Towards the end of his career, Drogba took his talents to North America. In 2015 and 2016, he was in MLS with Montreal Impact,  before joining Phoenix Rising in the second-tier USL (United Soccer League), helping them become its Western Conference champions as player/part-owner before retiring in 2018. He continues to co-own the Arizona-based franchise.

Santos is not the only imitator of Drogba’s celebration in other sports, with teenage sensation Luke Littler using it during his run to the PDC World Darts Championship title last week.


Santos played soccer growing up in Brazil (John Fisher/Getty Images)

Kyle Brandt, one of the hosts on NFL Network’s Good Morning Football show and a Bears fan, posted on X: “I have never seen a human do this movement before. Ever” before following up with another post: “1 or 2 of you have mention it’s from a different sport. Thank you. I don’t watch soccer much at all. Nothing against it. I don’t know celebrations. I’m still in shock the Bears won.”

Many on social media praised the celebration. One even said it was “almost as good as the kick”.

Speaking to reporters after the match, Santos said: “I didn’t plan for any of it. I just wanted to let my emotions out and I think a lot of it was leading up all these weeks from the first time we played them and I just let it out with a soccer celebration [and] my normal celebration. Last game of the season, so I just let it out.”

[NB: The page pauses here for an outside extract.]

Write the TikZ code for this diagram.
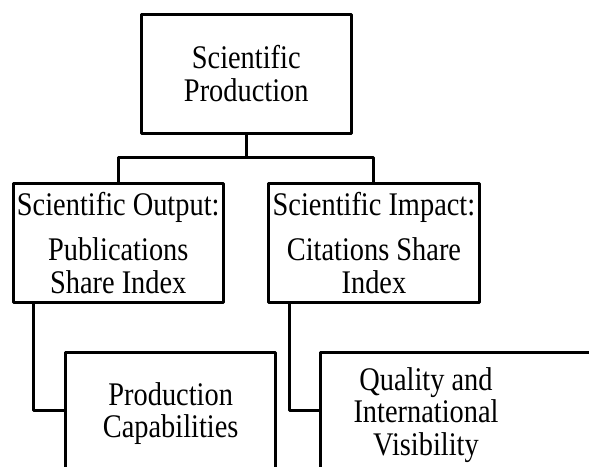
\documentclass[tikz,border=0pt]{standalone}
\usepackage{fontspec}
\setmainfont{Liberation Serif}[FakeStretch=0.86]
\usetikzlibrary{calc}
\begin{document}
\begin{tikzpicture}[x=1pt,y=-1pt,
  txt/.style={font=\fontsize{33}{32.5}\selectfont, align=center},
  box/.style={draw, line width=3pt, line join=round, outer sep=0pt, inner sep=0pt,
    minimum width=210.5pt, minimum height=119pt, anchor=north west, txt},
  label/.style={inner sep=0pt, txt},
  link/.style={line width=3pt, line join=round}]
\useasboundingbox (0,0) rectangle (589,466);
\clip (0,0) rectangle (589,466);

% root
\node[box] (top) at (141,14) {Scientific\\Production};

% second level
\node[box] (out) at (13,183.3) {Scientific Output:\\[13pt]Publications\\Share Index};
\node[box] (imp) at (268.7,183.3) {Scientific Impact:\\[13pt]Citations Share\\Index};

% third level (running off the page)
\node[box, minimum height=116pt] (cap) at (65.3,352.3) {};
\node[box, minimum width=330pt, minimum height=116pt] (vis) at (320,352.3) {};
\node[label] (capt) at (170.7,413.6) {Production\\Capabilities};
\node[label] (vist) at (426,414.8) {Quality and\\International\\Visibility};

% connectors
\draw[link] (top.south) -- ++(0,24.3) coordinate (fork);
\draw[link] (out.north) |- (fork) -| (imp.north);
\draw[link] ($(out.south west)+(20.3,0)$) |- (cap.west);
\draw[link] ($(imp.south west)+(20.6,0)$) |- (vis.west);
\end{tikzpicture}
\end{document}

“Ever since that game against Green Bay at home, I’ve had a terrible taste in my mouth,” he added, per the Bears’ official website.  “I’ve tried to stay in the moment every game after that, but I had this game circled in my heart. I literally got on my knees all week and prayed that I would have a game-winning kick. It’s just surreal that it happened this way.”

But why did Santos celebrate like Drogba?

Santos is a huge Chelsea fan, and Drogba is one of the club’s biggest icons.

In an Instagram post from July 2015, the Brazilian shared photos of himself touring the club’s home stadium, Stamford Bridge. The caption reads: “It’s been a wish of mine to visit this club ever since I started playing soccer. Go Blues!”

 

Though Brazil hosted an NFL game for the first time at the start of this season, football/soccer is the most popular sport in Santos’ home nation, which has won a record five men’s World Cups and is the birthplace of the player regarded as the greatest in the game’s history, Pele.

Santos had grown up playing soccer in Brazil before moving to the U.S. state of Florida as a foreign exchange student at age 15.

Plenty of Brazilians have played for Chelsea over the past decade, including Thiago Silva, David Luiz, Willian, Ramires and Oscar, and they have also had a Brazilian manager in Luiz Felipe Scolari in 2008-09.

The Bears were part of the NFL London Games this season, beating the Jacksonville Jaguars 35-16 at the Tottenham Hotspur Stadium in October, and Santos made time to watch the football international between England and Greece at Wembley Stadium during his visit to the UK capital.

He is not the only NFL kicker with a background in the round-ball form of football.

Brandon Aubrey of the Dallas Cowboys was picked in the first round of the 2017 MLS SuperDraft by Toronto after four years playing the sport at the University of Notre Dame in the U.S., where he won a national championship, but never made a first-team appearance for them. Matt Gay (Indianapolis Colts) and Jake Bates (Detroit Lions) also played in their college days.